To be done: Output every line exactly as written. Leave out pictures.

Collected material:
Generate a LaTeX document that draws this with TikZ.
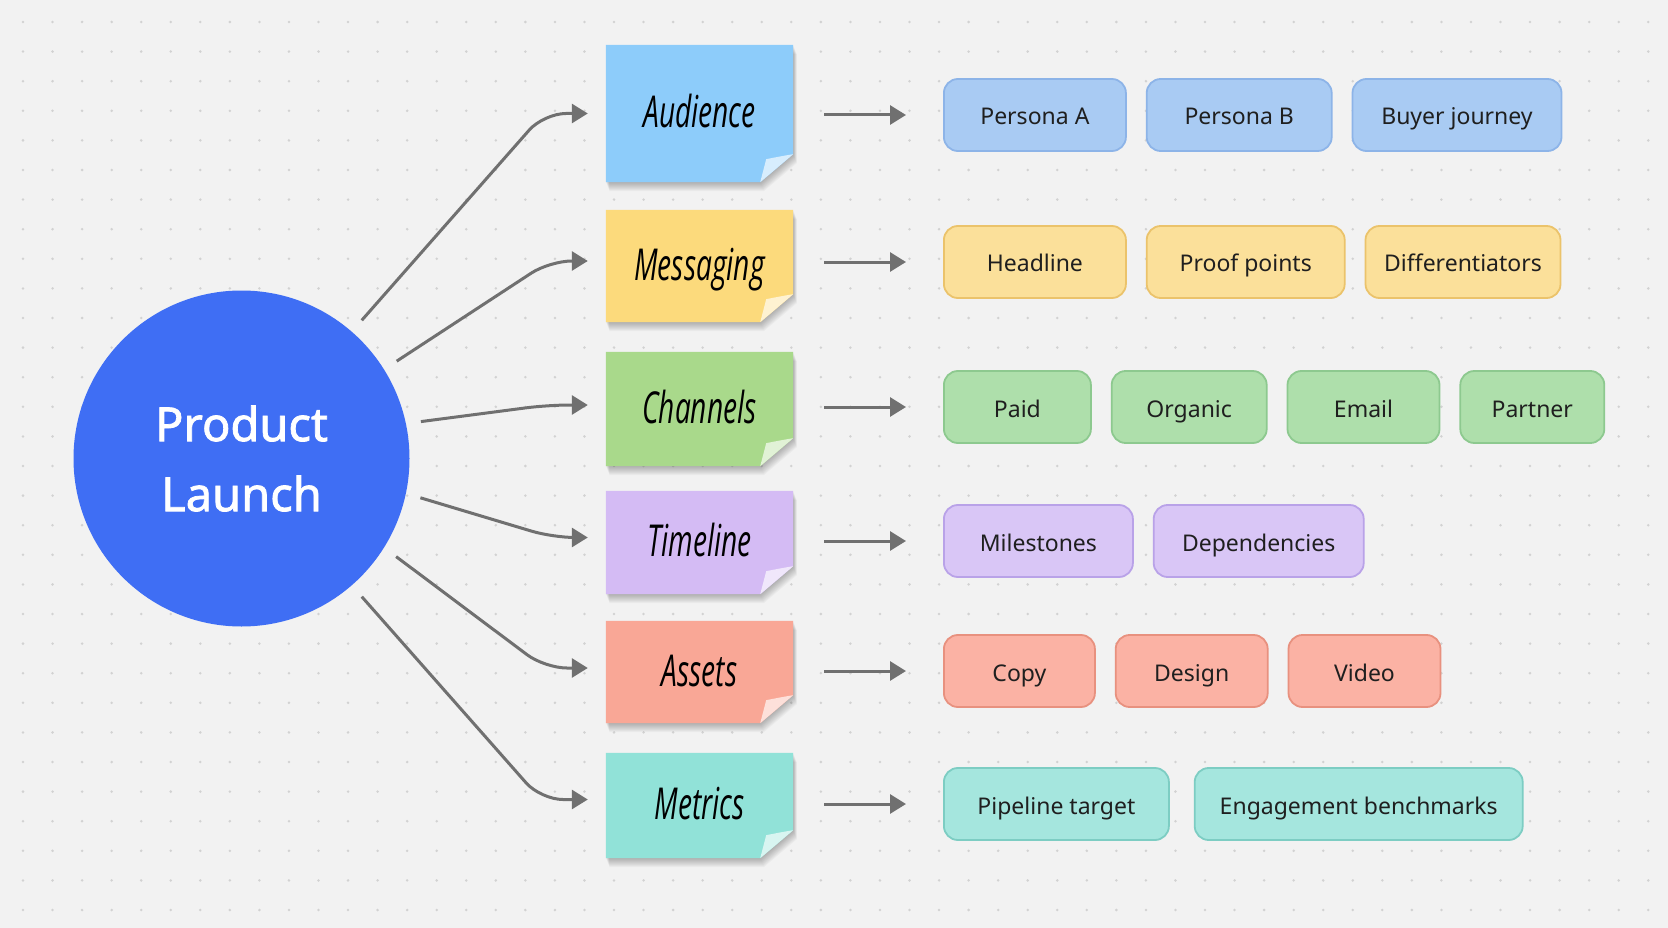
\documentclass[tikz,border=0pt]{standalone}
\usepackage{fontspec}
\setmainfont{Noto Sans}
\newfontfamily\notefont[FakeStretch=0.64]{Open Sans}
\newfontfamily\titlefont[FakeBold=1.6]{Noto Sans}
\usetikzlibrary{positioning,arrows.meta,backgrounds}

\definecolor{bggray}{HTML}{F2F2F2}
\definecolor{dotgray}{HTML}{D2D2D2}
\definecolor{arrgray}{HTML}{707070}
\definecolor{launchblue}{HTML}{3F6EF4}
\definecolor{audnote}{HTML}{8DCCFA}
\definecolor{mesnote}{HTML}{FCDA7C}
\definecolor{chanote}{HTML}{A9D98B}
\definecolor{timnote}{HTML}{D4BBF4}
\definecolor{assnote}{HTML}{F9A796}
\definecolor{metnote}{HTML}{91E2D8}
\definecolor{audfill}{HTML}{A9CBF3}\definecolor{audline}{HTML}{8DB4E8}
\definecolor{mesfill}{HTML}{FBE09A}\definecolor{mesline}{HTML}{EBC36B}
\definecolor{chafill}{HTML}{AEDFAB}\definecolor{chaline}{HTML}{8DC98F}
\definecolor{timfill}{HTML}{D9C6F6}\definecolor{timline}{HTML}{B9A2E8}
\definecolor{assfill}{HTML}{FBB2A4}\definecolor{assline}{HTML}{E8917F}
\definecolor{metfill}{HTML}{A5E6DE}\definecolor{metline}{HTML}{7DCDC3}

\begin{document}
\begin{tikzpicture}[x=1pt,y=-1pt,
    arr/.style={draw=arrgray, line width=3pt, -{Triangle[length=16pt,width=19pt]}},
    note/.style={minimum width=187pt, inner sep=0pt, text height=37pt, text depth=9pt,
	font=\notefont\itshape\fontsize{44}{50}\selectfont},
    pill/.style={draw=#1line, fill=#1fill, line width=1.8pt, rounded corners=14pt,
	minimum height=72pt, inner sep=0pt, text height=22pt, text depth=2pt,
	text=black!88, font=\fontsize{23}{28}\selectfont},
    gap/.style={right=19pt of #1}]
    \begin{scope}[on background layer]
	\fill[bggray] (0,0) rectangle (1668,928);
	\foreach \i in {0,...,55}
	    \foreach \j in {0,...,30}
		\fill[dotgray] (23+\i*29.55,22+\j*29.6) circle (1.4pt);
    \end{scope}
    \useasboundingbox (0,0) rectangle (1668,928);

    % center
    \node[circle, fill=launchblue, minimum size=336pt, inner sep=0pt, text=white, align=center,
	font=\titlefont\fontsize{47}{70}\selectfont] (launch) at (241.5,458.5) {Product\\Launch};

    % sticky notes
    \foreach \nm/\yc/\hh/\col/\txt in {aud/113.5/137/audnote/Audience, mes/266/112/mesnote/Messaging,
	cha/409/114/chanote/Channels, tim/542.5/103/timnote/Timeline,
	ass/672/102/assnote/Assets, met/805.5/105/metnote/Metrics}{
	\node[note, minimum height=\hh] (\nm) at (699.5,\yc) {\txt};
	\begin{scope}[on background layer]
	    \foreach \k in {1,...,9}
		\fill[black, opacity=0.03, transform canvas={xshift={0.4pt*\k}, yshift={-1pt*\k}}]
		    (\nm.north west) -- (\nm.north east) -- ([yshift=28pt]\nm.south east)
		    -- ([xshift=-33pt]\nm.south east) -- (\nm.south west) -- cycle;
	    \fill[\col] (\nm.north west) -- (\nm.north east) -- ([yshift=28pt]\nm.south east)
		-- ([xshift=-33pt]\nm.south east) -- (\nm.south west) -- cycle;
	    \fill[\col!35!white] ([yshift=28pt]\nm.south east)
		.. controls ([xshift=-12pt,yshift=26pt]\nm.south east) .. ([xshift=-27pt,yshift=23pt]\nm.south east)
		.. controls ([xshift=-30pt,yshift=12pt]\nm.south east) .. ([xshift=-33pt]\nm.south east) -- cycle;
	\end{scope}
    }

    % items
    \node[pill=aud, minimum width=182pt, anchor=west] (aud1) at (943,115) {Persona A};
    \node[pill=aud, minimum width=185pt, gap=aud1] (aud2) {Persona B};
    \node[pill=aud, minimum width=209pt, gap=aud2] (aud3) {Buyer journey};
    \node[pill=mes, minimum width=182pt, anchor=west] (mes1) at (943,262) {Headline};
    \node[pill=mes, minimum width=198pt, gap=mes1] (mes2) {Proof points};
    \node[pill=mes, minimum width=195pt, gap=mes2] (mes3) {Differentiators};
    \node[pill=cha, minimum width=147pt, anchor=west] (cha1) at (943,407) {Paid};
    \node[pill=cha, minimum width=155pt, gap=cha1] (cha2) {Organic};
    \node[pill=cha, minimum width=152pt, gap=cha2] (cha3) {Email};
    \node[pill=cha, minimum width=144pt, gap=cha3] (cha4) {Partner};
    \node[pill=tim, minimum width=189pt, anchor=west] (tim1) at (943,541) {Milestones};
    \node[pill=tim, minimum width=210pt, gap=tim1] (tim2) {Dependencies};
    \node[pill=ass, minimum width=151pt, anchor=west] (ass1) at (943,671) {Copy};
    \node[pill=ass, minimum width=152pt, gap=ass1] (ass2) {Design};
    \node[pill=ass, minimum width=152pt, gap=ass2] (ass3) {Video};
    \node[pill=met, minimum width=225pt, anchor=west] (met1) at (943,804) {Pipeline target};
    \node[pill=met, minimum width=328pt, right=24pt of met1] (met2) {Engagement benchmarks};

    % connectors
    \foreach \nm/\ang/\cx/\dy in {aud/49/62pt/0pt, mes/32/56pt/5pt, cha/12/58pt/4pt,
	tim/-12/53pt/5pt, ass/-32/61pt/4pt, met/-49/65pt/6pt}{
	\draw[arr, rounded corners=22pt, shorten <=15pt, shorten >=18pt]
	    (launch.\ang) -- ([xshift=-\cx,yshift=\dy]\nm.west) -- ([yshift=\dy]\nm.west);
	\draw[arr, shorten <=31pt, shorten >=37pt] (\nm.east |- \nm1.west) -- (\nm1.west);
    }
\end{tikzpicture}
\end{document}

Result below:
Generate a LaTeX document that draws this with TikZ.
\documentclass[tikz,border=0pt]{standalone}
\usepackage{fontspec}
\setmainfont{Noto Sans}
\newfontfamily\notefont[FakeStretch=0.64]{Open Sans}
\newfontfamily\titlefont[FakeBold=1.6]{Noto Sans}
\usetikzlibrary{positioning,arrows.meta,backgrounds}

\definecolor{bggray}{HTML}{F2F2F2}
\definecolor{dotgray}{HTML}{D2D2D2}
\definecolor{arrgray}{HTML}{707070}
\definecolor{launchblue}{HTML}{3F6EF4}
\definecolor{audnote}{HTML}{8DCCFA}
\definecolor{mesnote}{HTML}{FCDA7C}
\definecolor{chanote}{HTML}{A9D98B}
\definecolor{timnote}{HTML}{D4BBF4}
\definecolor{assnote}{HTML}{F9A796}
\definecolor{metnote}{HTML}{91E2D8}
\definecolor{audfill}{HTML}{A9CBF3}\definecolor{audline}{HTML}{8DB4E8}
\definecolor{mesfill}{HTML}{FBE09A}\definecolor{mesline}{HTML}{EBC36B}
\definecolor{chafill}{HTML}{AEDFAB}\definecolor{chaline}{HTML}{8DC98F}
\definecolor{timfill}{HTML}{D9C6F6}\definecolor{timline}{HTML}{B9A2E8}
\definecolor{assfill}{HTML}{FBB2A4}\definecolor{assline}{HTML}{E8917F}
\definecolor{metfill}{HTML}{A5E6DE}\definecolor{metline}{HTML}{7DCDC3}

\begin{document}
\begin{tikzpicture}[x=1pt,y=-1pt,
    arr/.style={draw=arrgray, line width=3pt, -{Triangle[length=16pt,width=19pt]}},
    note/.style={minimum width=187pt, inner sep=0pt, text height=37pt, text depth=9pt,
	font=\notefont\itshape\fontsize{44}{50}\selectfont},
    pill/.style={draw=#1line, fill=#1fill, line width=1.8pt, rounded corners=14pt,
	minimum height=72pt, inner sep=0pt, text height=22pt, text depth=2pt,
	text=black!88, font=\fontsize{23}{28}\selectfont},
    gap/.style={right=19pt of #1}]
    \begin{scope}[on background layer]
	\fill[bggray] (0,0) rectangle (1668,928);
	\foreach \i in {0,...,55}
	    \foreach \j in {0,...,30}
		\fill[dotgray] (23+\i*29.55,22+\j*29.6) circle (1.4pt);
    \end{scope}
    \useasboundingbox (0,0) rectangle (1668,928);

    % center
    \node[circle, fill=launchblue, minimum size=336pt, inner sep=0pt, text=white, align=center,
	font=\titlefont\fontsize{47}{70}\selectfont] (launch) at (241.5,458.5) {Product\\Launch};

    % sticky notes
    \foreach \nm/\yc/\hh/\col/\txt in {aud/113.5/137/audnote/Audience, mes/266/112/mesnote/Messaging,
	cha/409/114/chanote/Channels, tim/542.5/103/timnote/Timeline,
	ass/672/102/assnote/Assets, met/805.5/105/metnote/Metrics}{
	\node[note, minimum height=\hh] (\nm) at (699.5,\yc) {\txt};
	\begin{scope}[on background layer]
	    \foreach \k in {1,...,9}
		\fill[black, opacity=0.03, transform canvas={xshift={0.4pt*\k}, yshift={-1pt*\k}}]
		    (\nm.north west) -- (\nm.north east) -- ([yshift=28pt]\nm.south east)
		    -- ([xshift=-33pt]\nm.south east) -- (\nm.south west) -- cycle;
	    \fill[\col] (\nm.north west) -- (\nm.north east) -- ([yshift=28pt]\nm.south east)
		-- ([xshift=-33pt]\nm.south east) -- (\nm.south west) -- cycle;
	    \fill[\col!35!white] ([yshift=28pt]\nm.south east)
		.. controls ([xshift=-12pt,yshift=26pt]\nm.south east) .. ([xshift=-27pt,yshift=23pt]\nm.south east)
		.. controls ([xshift=-30pt,yshift=12pt]\nm.south east) .. ([xshift=-33pt]\nm.south east) -- cycle;
	\end{scope}
    }

    % items
    \node[pill=aud, minimum width=182pt, anchor=west] (aud1) at (943,115) {Persona A};
    \node[pill=aud, minimum width=185pt, gap=aud1] (aud2) {Persona B};
    \node[pill=aud, minimum width=209pt, gap=aud2] (aud3) {Buyer journey};
    \node[pill=mes, minimum width=182pt, anchor=west] (mes1) at (943,262) {Headline};
    \node[pill=mes, minimum width=198pt, gap=mes1] (mes2) {Proof points};
    \node[pill=mes, minimum width=195pt, gap=mes2] (mes3) {Differentiators};
    \node[pill=cha, minimum width=147pt, anchor=west] (cha1) at (943,407) {Paid};
    \node[pill=cha, minimum width=155pt, gap=cha1] (cha2) {Organic};
    \node[pill=cha, minimum width=152pt, gap=cha2] (cha3) {Email};
    \node[pill=cha, minimum width=144pt, gap=cha3] (cha4) {Partner};
    \node[pill=tim, minimum width=189pt, anchor=west] (tim1) at (943,541) {Milestones};
    \node[pill=tim, minimum width=210pt, gap=tim1] (tim2) {Dependencies};
    \node[pill=ass, minimum width=151pt, anchor=west] (ass1) at (943,671) {Copy};
    \node[pill=ass, minimum width=152pt, gap=ass1] (ass2) {Design};
    \node[pill=ass, minimum width=152pt, gap=ass2] (ass3) {Video};
    \node[pill=met, minimum width=225pt, anchor=west] (met1) at (943,804) {Pipeline target};
    \node[pill=met, minimum width=328pt, right=24pt of met1] (met2) {Engagement benchmarks};

    % connectors
    \foreach \nm/\ang/\cx/\dy in {aud/49/62pt/0pt, mes/32/56pt/5pt, cha/12/58pt/4pt,
	tim/-12/53pt/5pt, ass/-32/61pt/4pt, met/-49/65pt/6pt}{
	\draw[arr, rounded corners=22pt, shorten <=15pt, shorten >=18pt]
	    (launch.\ang) -- ([xshift=-\cx,yshift=\dy]\nm.west) -- ([yshift=\dy]\nm.west);
	\draw[arr, shorten <=31pt, shorten >=37pt] (\nm.east |- \nm1.west) -- (\nm1.west);
    }
\end{tikzpicture}
\end{document}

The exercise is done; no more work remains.